Однако в нашем нынешнем мире вместо того, чтобы убеждать людей изменить свое мнение, факты и информация дают так называемый «эффект бумеранга»
[231]. Исследователи обнаружили, что, когда людям представляют факты, противоречащие их убеждениям, они начинают лишь сильнее отстаивать свои изначальные позиции. Когда родителям – противникам вакцинации представляют объективные данные, указывающие на то, что ее связь с аутизмом никак не подтверждена, они начинают еще больше от нее отпираться
[232]. И хотя о том, насколько глубоко эффект бумеранга укоренен в человеческой психике, пока что ведутся споры, он ставит нас перед важным вопросом: как убедить людей принять факты?
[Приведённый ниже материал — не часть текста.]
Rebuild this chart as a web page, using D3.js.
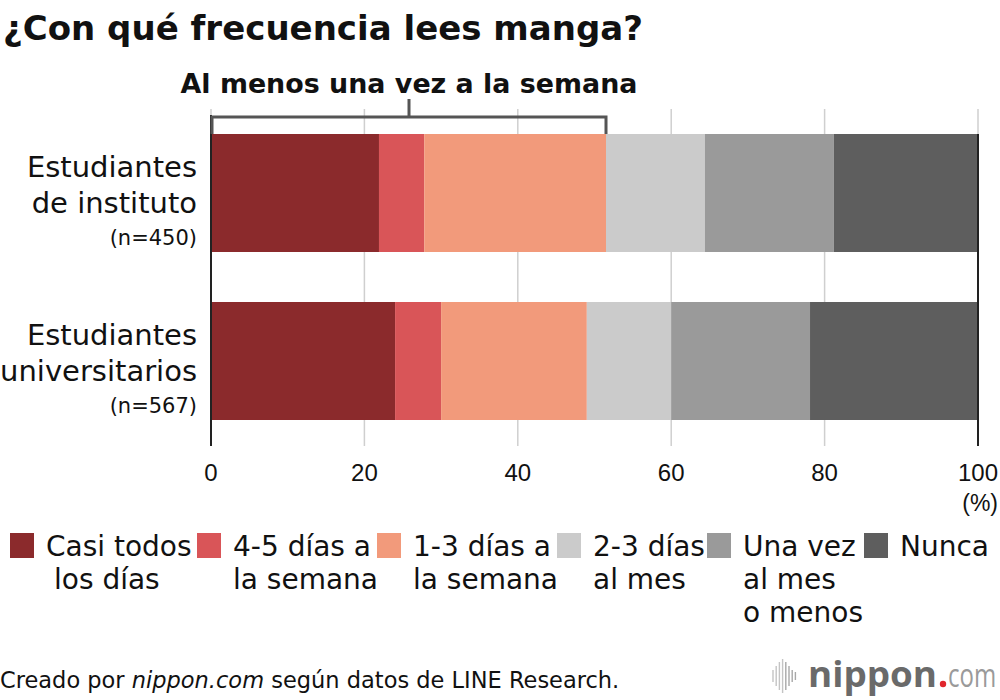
<!DOCTYPE html>
<html>
<head>
<meta charset="utf-8">
<script src="https://cdn.jsdelivr.net/npm/d3@7"></script>
<style>
  body { margin: 0; background: #fff; }
  svg { font-family: "DejaVu Sans", "Liberation Sans", Arial, sans-serif; }
</style>
</head>
<body>
<div id="chart"></div>
<script>
// Data
const groups = ["instituto", "universitarios"];
const groupLabels = [
  ["Estudiantes", "de instituto", "(n=450)"],
  ["Estudiantes", "universitarios", "(n=567)"]
];
const categories = [
  "Casi todos los días", "4-5 días a la semana", "1-3 días a la semana",
  "2-3 días al mes", "Una vez al mes o menos", "Nunca"
];
const legendLines = [
  ["Casi todos", "los días"],
  ["4-5 días a", "la semana"],
  ["1-3 días a", "la semana"],
  ["2-3 días", "al mes"],
  ["Una vez", "al mes", "o menos"],
  ["Nunca"]
];
const valuesInstituto = [21.9, 5.9, 23.7, 12.9, 16.8, 18.8];
const valuesUniversitarios = [24.0, 6.0, 19.0, 11.0, 18.1, 21.9];
const ticks = [0, 20, 40, 60, 80, 100];
const colors = ["#8b2a2c", "#d95558", "#f29a7b", "#cbcbcb", "#9a9a9a", "#5e5e5e"];

const width = 1000, height = 700;
const svg = d3.select("#chart").append("svg")
  .attr("width", width).attr("height", height);

const x = d3.scaleLinear().domain([0, 100]).range([211, 978]);
const y = d3.scaleBand().domain(groups).range([134, 420]).paddingInner(0.2976);

// title
svg.append("text")
  .attr("x", 3).attr("y", 40)
  .attr("font-size", 33).attr("font-weight", "bold").attr("fill", "#111")
  .attr("textLength", 640).attr("lengthAdjust", "spacingAndGlyphs")
  .text("¿Con qué frecuencia lees manga?");

// gridlines
svg.append("g").selectAll("line")
  .data(ticks)
  .join("line")
  .attr("x1", d => x(d)).attr("x2", d => x(d))
  .attr("y1", 109)
  .attr("y2", 446)
  .attr("stroke", "#cfcfcf")
  .attr("stroke-width", 1.5);

// bars
const series = [valuesInstituto, valuesUniversitarios];
series.forEach((vals, i) => {
  let acc = 0;
  const segs = vals.map((v, j) => {
    const s = { x0: acc, x1: acc + v, c: j };
    acc += v;
    return s;
  });
  svg.append("g").selectAll("rect")
    .data(segs)
    .join("rect")
    .attr("x", d => x(d.x0))
    .attr("width", d => x(d.x1) - x(d.x0))
    .attr("y", y(groups[i]))
    .attr("height", y.bandwidth())
    .attr("fill", d => colors[d.c]);
});

// axis edges on top
svg.append("g").selectAll("line")
  .data([0, 100])
  .join("line")
  .attr("x1", d => x(d)).attr("x2", d => x(d))
  .attr("y1", d => d === 0 ? 115 : 134).attr("y2", 446)
  .attr("stroke", "#222").attr("stroke-width", 2);

// bracket: at least once a week (first three categories)
const weekly = d3.sum(valuesInstituto.slice(0, 3));
const bx0 = x(0) + 1, bx1 = x(weekly), by = 117;
const bracket = svg.append("g").attr("stroke", "#555").attr("stroke-width", 3).attr("fill", "none");
bracket.append("path")
  .attr("d", `M${bx0},134V${by}H${bx1}V134`);
bracket.append("line")
  .attr("x1", (bx0 + bx1) / 2).attr("x2", (bx0 + bx1) / 2)
  .attr("y1", 99).attr("y2", by);
svg.append("text")
  .attr("x", (bx0 + bx1) / 2).attr("y", 93)
  .attr("text-anchor", "middle")
  .attr("font-size", 27).attr("font-weight", "bold").attr("fill", "#111")
  .attr("textLength", 457).attr("lengthAdjust", "spacingAndGlyphs")
  .text("Al menos una vez a la semana");

// group labels
groups.forEach((g, i) => {
  const top = y(g);
  const lab = svg.append("text").attr("text-anchor", "end").attr("fill", "#111");
  lab.append("tspan").attr("x", 197).attr("y", top + 43).attr("font-size", 29).text(groupLabels[i][0]);
  lab.append("tspan").attr("x", 197).attr("y", top + 79).attr("font-size", 29).text(groupLabels[i][1]);
  lab.append("tspan").attr("x", 197).attr("y", top + 111).attr("font-size", 21).text(groupLabels[i][2]);
});

// tick labels
svg.append("g").selectAll("text")
  .data(ticks)
  .join("text")
  .attr("x", d => d === 100 ? x(d) + 20 : x(d))
  .attr("y", 481)
  .attr("text-anchor", d => d === 100 ? "end" : "middle")
  .attr("font-family", "Liberation Sans, Arial, sans-serif")
  .attr("font-size", 24).attr("fill", "#111")
  .text(d => d);
svg.append("text")
  .attr("x", 998).attr("y", 511).attr("text-anchor", "end")
  .attr("font-family", "Liberation Sans, Arial, sans-serif")
  .attr("font-size", 23).attr("fill", "#111").text("(%)");

// legend
const legendX = [10, 197, 377, 557, 707, 864];
const leg = svg.append("g").selectAll("g")
  .data(categories)
  .join("g")
  .attr("transform", (d, i) => `translate(${legendX[i]}, 533)`);
leg.append("rect")
  .attr("width", 24).attr("height", 25)
  .attr("fill", (d, i) => colors[i]);
leg.each(function (d, i) {
  const t = d3.select(this).append("text").attr("font-size", 28).attr("fill", "#111");
  legendLines[i].forEach((ln, k) => {
    t.append("tspan")
      .attr("x", (i === 0 && k > 0) ? 44 : 36)
      .attr("y", 23 + k * 33)
      .text(ln);
  });
});

// footer
const foot = svg.append("text").attr("x", 0).attr("y", 688)
  .attr("font-size", 22.5).attr("fill", "#111");
foot.append("tspan").text("Creado por ");
foot.append("tspan").attr("font-style", "italic").text("nippon.com");
foot.append("tspan").text(" según datos de LINE Research.");

// logo
const logo = svg.append("g");
const barH = [12, 20, 28, 34, 28, 20, 12, 8];
logo.selectAll("line")
  .data(barH)
  .join("line")
  .attr("x1", (d, i) => 773 + i * 3.2).attr("x2", (d, i) => 773 + i * 3.2)
  .attr("y1", d => 676 - d / 2).attr("y2", d => 676 + d / 2)
  .attr("stroke", (d, i) => i < 4 ? "#c4c4c4" : "#a8a8a8").attr("stroke-width", 1.4);
logo.append("text").attr("x", 808).attr("y", 687)
  .attr("font-family", "Open Sans, sans-serif").attr("font-size", 35)
  .attr("fill", "#6a6a6a").attr("font-weight", "bold")
  .attr("textLength", 129).attr("lengthAdjust", "spacingAndGlyphs")
  .text("nippon");
logo.append("circle").attr("cx", 943).attr("cy", 684).attr("r", 3.2).attr("fill", "#e0262d");
logo.append("text")
  .attr("transform", "translate(948,687) scale(1,1.38)")
  .attr("font-family", "Open Sans, sans-serif").attr("font-size", 24)
  .attr("fill", "#9a9a9a")
  .text("com");
</script>
</body>
</html>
Столкнувшись с несогласием или недоверием, врачи зачастую обращаются к своему, как им кажется, главному оружию – знанию. Не зря же они потратили столько лет, чтобы его обрести. Однако толку от этого, как правило, меньше, чем им бы хотелось. Уже давно известно, что люди вовсе не рациональные создания: мы гораздо чаще принимаем решения, так сказать, сердцем, а не головой. За подтверждением не надо далеко ходить: когда нам нужно, к примеру, убедить людей изменить свой образ жизни или начать принимать лекарства для профилактики, мы зачастую говорим с ними о фактах, забывая о том, что в действительности трезвые, безэмоциональные поступки мало кому по силам. Специалисты по вакцинациям обнаружили, что принципы чистоты и свободы – это главные мотивы, из-за которых родители отказываются от иммунизации своего ребенка, и что поговорить об их опасениях было бы, вероятно, более эффективно, чем прибегать к традиционным методам воздействия, которые делают упор на медицинское просвещение и на побуждение к альтруизму
[233].
Поскольку современная медицина вращается вокруг анализов, процедур и препаратов, сама болезнь, которую мы лечим или пытаемся предотвратить, за всем этим как будто бы теряется. Предоставлять пациентам доказательства и информацию крайне важно, но общение не должно сводиться только к этому – нельзя забывать о том эмоциональном воздействии, которое оказывают на людей сердечно-сосудистые заболевания.
Современные требования подразумевают, что, проведя исследование и опубликовав его результаты в одном из ведущих журналов, ученый должен незамедлительно получать новый грант на следующее исследование и публиковать его результаты в другом журнале, а не дожидаться, пока предыдущие выводы получат распространение и станут применяться на практике. Что же касается врачей, то наша работа, как правило, сводится к тому, чтобы давать рекомендации и выписывать назначения, но не следить за их выполнением. Недостатки такого подхода ощущаются все сильнее: больше и больше исследований остаются непрочитанными и неиспользованными, больше и больше назначений остаются невыполненными. Мы отлично справляемся с изготовлением колбасы, но не можем поручиться за то, что люди, которым она нужна, реально ее съедят. Процесс изготовления колбасы, бесспорно, непригляден и, бесспорно, несовершенен – но именно эта наша (метафорическая) колбаса привела нас к тому беспрецедентному снижению сердечно-сосудистой заболеваемости, которое мы имеем сейчас.